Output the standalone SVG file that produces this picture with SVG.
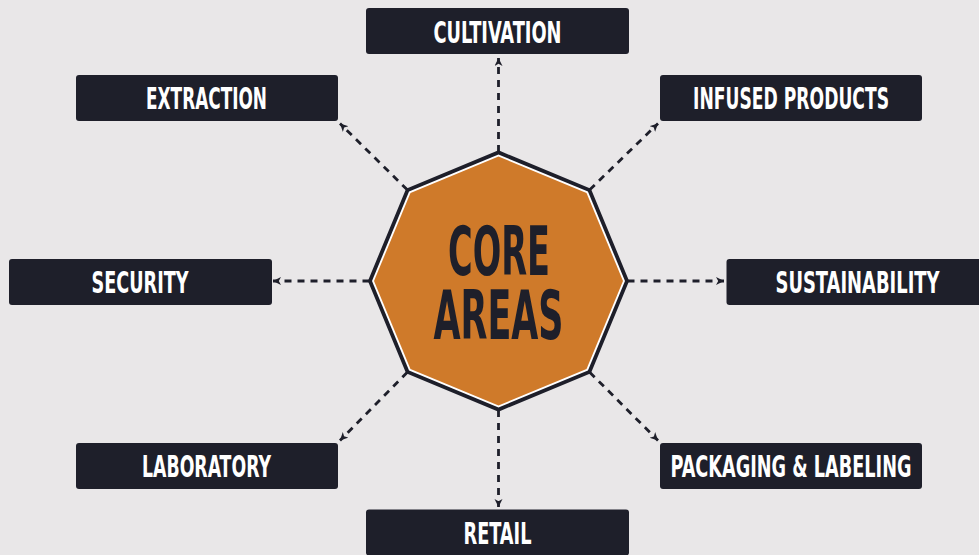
<svg xmlns="http://www.w3.org/2000/svg" width="979" height="555" viewBox="0 0 979 555">
<style>
.bg{fill:#e9e7e8}
.box{fill:#1e1f2a}
.lbl{fill:#ffffff;font-family:"Liberation Sans Narrow","DejaVu Sans Condensed","Liberation Sans",sans-serif;font-stretch:condensed;font-weight:bold;font-size:30px;text-anchor:middle}
.core{fill:#1e1f2a;font-family:"Liberation Sans Narrow","DejaVu Sans Condensed","Liberation Sans",sans-serif;font-stretch:condensed;font-weight:bold;font-size:68px;text-anchor:middle}
.conn{stroke:#1e1f2a;stroke-width:2.8;stroke-dasharray:7 6;fill:none;marker-end:url(#arr)}
</style>
<defs>
<marker id="arr" markerUnits="userSpaceOnUse" markerWidth="9" markerHeight="9" refX="8" refY="4" orient="auto">
<path d="M0,0 L8,4 L0,8 L2.2,4 Z" fill="#1e1f2a"/>
</marker>
</defs>
<rect class="bg" x="0" y="0" width="979" height="555"/>
<g id="connectors">
<line class="conn" x1="498.5" y1="152" x2="498.5" y2="58"/>
<line class="conn" x1="589.7" y1="189.8" x2="658" y2="123.5"/>
<line class="conn" x1="627.5" y1="281" x2="724" y2="281"/>
<line class="conn" x1="589.7" y1="372.2" x2="658" y2="440.5"/>
<line class="conn" x1="498.5" y1="410" x2="498.5" y2="507"/>
<line class="conn" x1="407.3" y1="372.2" x2="340" y2="440.5"/>
<line class="conn" x1="369.5" y1="281" x2="273" y2="281"/>
<line class="conn" x1="407.3" y1="189.8" x2="340" y2="123.5"/>
</g>
<g id="core">
<polygon points="498.5,152 589.72,189.78 627.5,281 589.72,372.22 498.5,410 407.28,372.22 369.5,281 407.28,189.78" fill="#1e1f2a" stroke="#1e1f2a" stroke-width="3" stroke-linejoin="round"/>
<polygon points="498.5,154.5 587.95,191.55 625,281 587.95,370.45 498.5,407.5 409.05,370.45 372,281 409.05,191.55" fill="#ffffff"/>
<polygon points="498.5,156.5 586.53,192.97 623,281 586.53,369.03 498.5,405.5 410.47,369.03 374,281 410.47,192.97" fill="#cf7a2a"/>
<text class="core" x="499" y="275" textLength="102" lengthAdjust="spacingAndGlyphs">CORE</text>
<text class="core" x="498.5" y="338.5" textLength="130" lengthAdjust="spacingAndGlyphs">AREAS</text>
</g>
<g id="cultivation">
<rect class="box" x="366" y="8" width="263" height="46" rx="3"/>
<text class="lbl" x="497.5" y="42.5" textLength="128" lengthAdjust="spacingAndGlyphs">CULTIVATION</text>
</g>
<g id="infused-products">
<rect class="box" x="660" y="75" width="262" height="46" rx="3"/>
<text class="lbl" x="791" y="109.3" textLength="196" lengthAdjust="spacingAndGlyphs">INFUSED PRODUCTS</text>
</g>
<g id="sustainability">
<rect class="box" x="726.5" y="259" width="263" height="46" rx="3"/>
<text class="lbl" x="857.5" y="293.3" textLength="164" lengthAdjust="spacingAndGlyphs">SUSTAINABILITY</text>
</g>
<g id="packaging-labeling">
<rect class="box" x="660" y="443" width="262" height="46" rx="3"/>
<text class="lbl" x="791" y="477.3" textLength="241" lengthAdjust="spacingAndGlyphs">PACKAGING &amp; LABELING</text>
</g>
<g id="retail">
<rect class="box" x="366" y="509.5" width="263" height="46" rx="3"/>
<text class="lbl" x="497.5" y="544" textLength="68" lengthAdjust="spacingAndGlyphs">RETAIL</text>
</g>
<g id="laboratory">
<rect class="box" x="76" y="443" width="262" height="46" rx="3"/>
<text class="lbl" x="206.5" y="477.3" textLength="129" lengthAdjust="spacingAndGlyphs">LABORATORY</text>
</g>
<g id="security">
<rect class="box" x="9" y="259" width="263" height="46" rx="3"/>
<text class="lbl" x="140" y="293.3" textLength="97" lengthAdjust="spacingAndGlyphs">SECURITY</text>
</g>
<g id="extraction">
<rect class="box" x="76" y="75" width="262" height="46" rx="3"/>
<text class="lbl" x="206.5" y="109" textLength="121" lengthAdjust="spacingAndGlyphs">EXTRACTION</text>
</g>
</svg>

***

**What you need to do:** Give back the whole listing as it stands, minus its pictures.

**Correct response:**
Output the standalone SVG file that produces this picture with SVG.
<svg xmlns="http://www.w3.org/2000/svg" width="979" height="555" viewBox="0 0 979 555">
<style>
.bg{fill:#e9e7e8}
.box{fill:#1e1f2a}
.lbl{fill:#ffffff;font-family:"Liberation Sans Narrow","DejaVu Sans Condensed","Liberation Sans",sans-serif;font-stretch:condensed;font-weight:bold;font-size:30px;text-anchor:middle}
.core{fill:#1e1f2a;font-family:"Liberation Sans Narrow","DejaVu Sans Condensed","Liberation Sans",sans-serif;font-stretch:condensed;font-weight:bold;font-size:68px;text-anchor:middle}
.conn{stroke:#1e1f2a;stroke-width:2.8;stroke-dasharray:7 6;fill:none;marker-end:url(#arr)}
</style>
<defs>
<marker id="arr" markerUnits="userSpaceOnUse" markerWidth="9" markerHeight="9" refX="8" refY="4" orient="auto">
<path d="M0,0 L8,4 L0,8 L2.2,4 Z" fill="#1e1f2a"/>
</marker>
</defs>
<rect class="bg" x="0" y="0" width="979" height="555"/>
<g id="connectors">
<line class="conn" x1="498.5" y1="152" x2="498.5" y2="58"/>
<line class="conn" x1="589.7" y1="189.8" x2="658" y2="123.5"/>
<line class="conn" x1="627.5" y1="281" x2="724" y2="281"/>
<line class="conn" x1="589.7" y1="372.2" x2="658" y2="440.5"/>
<line class="conn" x1="498.5" y1="410" x2="498.5" y2="507"/>
<line class="conn" x1="407.3" y1="372.2" x2="340" y2="440.5"/>
<line class="conn" x1="369.5" y1="281" x2="273" y2="281"/>
<line class="conn" x1="407.3" y1="189.8" x2="340" y2="123.5"/>
</g>
<g id="core">
<polygon points="498.5,152 589.72,189.78 627.5,281 589.72,372.22 498.5,410 407.28,372.22 369.5,281 407.28,189.78" fill="#1e1f2a" stroke="#1e1f2a" stroke-width="3" stroke-linejoin="round"/>
<polygon points="498.5,154.5 587.95,191.55 625,281 587.95,370.45 498.5,407.5 409.05,370.45 372,281 409.05,191.55" fill="#ffffff"/>
<polygon points="498.5,156.5 586.53,192.97 623,281 586.53,369.03 498.5,405.5 410.47,369.03 374,281 410.47,192.97" fill="#cf7a2a"/>
<text class="core" x="499" y="275" textLength="102" lengthAdjust="spacingAndGlyphs">CORE</text>
<text class="core" x="498.5" y="338.5" textLength="130" lengthAdjust="spacingAndGlyphs">AREAS</text>
</g>
<g id="cultivation">
<rect class="box" x="366" y="8" width="263" height="46" rx="3"/>
<text class="lbl" x="497.5" y="42.5" textLength="128" lengthAdjust="spacingAndGlyphs">CULTIVATION</text>
</g>
<g id="infused-products">
<rect class="box" x="660" y="75" width="262" height="46" rx="3"/>
<text class="lbl" x="791" y="109.3" textLength="196" lengthAdjust="spacingAndGlyphs">INFUSED PRODUCTS</text>
</g>
<g id="sustainability">
<rect class="box" x="726.5" y="259" width="263" height="46" rx="3"/>
<text class="lbl" x="857.5" y="293.3" textLength="164" lengthAdjust="spacingAndGlyphs">SUSTAINABILITY</text>
</g>
<g id="packaging-labeling">
<rect class="box" x="660" y="443" width="262" height="46" rx="3"/>
<text class="lbl" x="791" y="477.3" textLength="241" lengthAdjust="spacingAndGlyphs">PACKAGING &amp; LABELING</text>
</g>
<g id="retail">
<rect class="box" x="366" y="509.5" width="263" height="46" rx="3"/>
<text class="lbl" x="497.5" y="544" textLength="68" lengthAdjust="spacingAndGlyphs">RETAIL</text>
</g>
<g id="laboratory">
<rect class="box" x="76" y="443" width="262" height="46" rx="3"/>
<text class="lbl" x="206.5" y="477.3" textLength="129" lengthAdjust="spacingAndGlyphs">LABORATORY</text>
</g>
<g id="security">
<rect class="box" x="9" y="259" width="263" height="46" rx="3"/>
<text class="lbl" x="140" y="293.3" textLength="97" lengthAdjust="spacingAndGlyphs">SECURITY</text>
</g>
<g id="extraction">
<rect class="box" x="76" y="75" width="262" height="46" rx="3"/>
<text class="lbl" x="206.5" y="109" textLength="121" lengthAdjust="spacingAndGlyphs">EXTRACTION</text>
</g>
</svg>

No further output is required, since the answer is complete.